UnHerd's mascot  – a cow – has also created some confusion, compounded by another line in the writing tips describing it as "a cow, who like our target readers, tends to avoid herds and behave in unmissable ways as a result". At least Montgomerie only picked the second-most famous poster animal for herding behaviour. It could have been a sheep. In any case, the line has since disappeared from the post – suggesting the zoological inadequacy of the metaphor may have been recognised. 

There is one way in which UnHerd perfectly embodies its stated aim of avoiding the new – the idea that we need to address the frenetic nature of modern news has been around for years.

"Slow news" – a more considered approach to what's going on in the world that takes in the bigger picture – has been talked about since at least the beginning of this decade.

In fact, it's been around so long that it has become positively mainstream. That pusher of rolling coverage the BBC has been talking about using slow news to counteract fake news, and Montgomerie's old employers, the Times decided last year to move to publishing digital editions at set points during the day, rather than constantly updating as stories break. Even the Guardian – which has most enthusiastically embraced the crack-cocaine of rolling web coverage, the live blog – also publishes regular long reads taking a deep dive into a weighty subject. 

UnHerd may well find an audience particularly attuned to its approach and values. It intends to introduce paid services – an especially good idea given the perverse incentives to chase traffic that come with relying on digital advertising. The ethos it is pitching may well help persuade people to pay, and I don't doubt Montgomerie will be able to find good writers who will deal with big ideas in interesting ways. 

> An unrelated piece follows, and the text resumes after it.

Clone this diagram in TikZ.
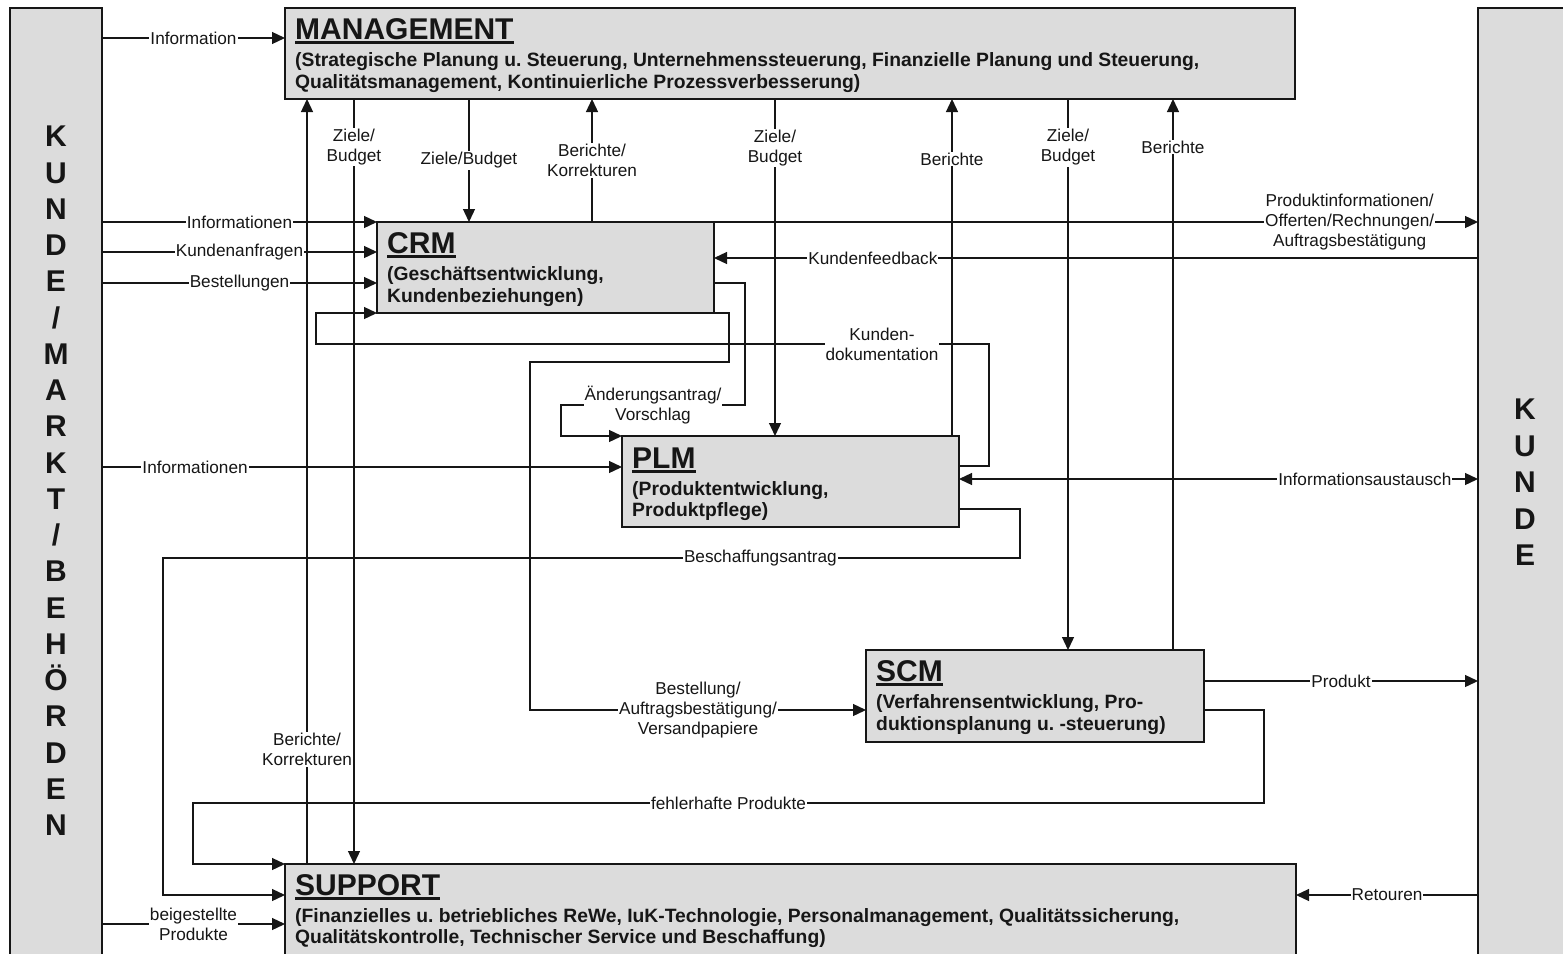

But the idea UnHerd is offering a groundbreaking solution to information overload is faintly ludicrous. There are plenty of ways for people to disengage from the news cycle – and plenty of sources of information and good writing that allow people to do it while staying informed. It's just that given so many opportunities to stay up to date with what has just happened, few people decide they would rather not know.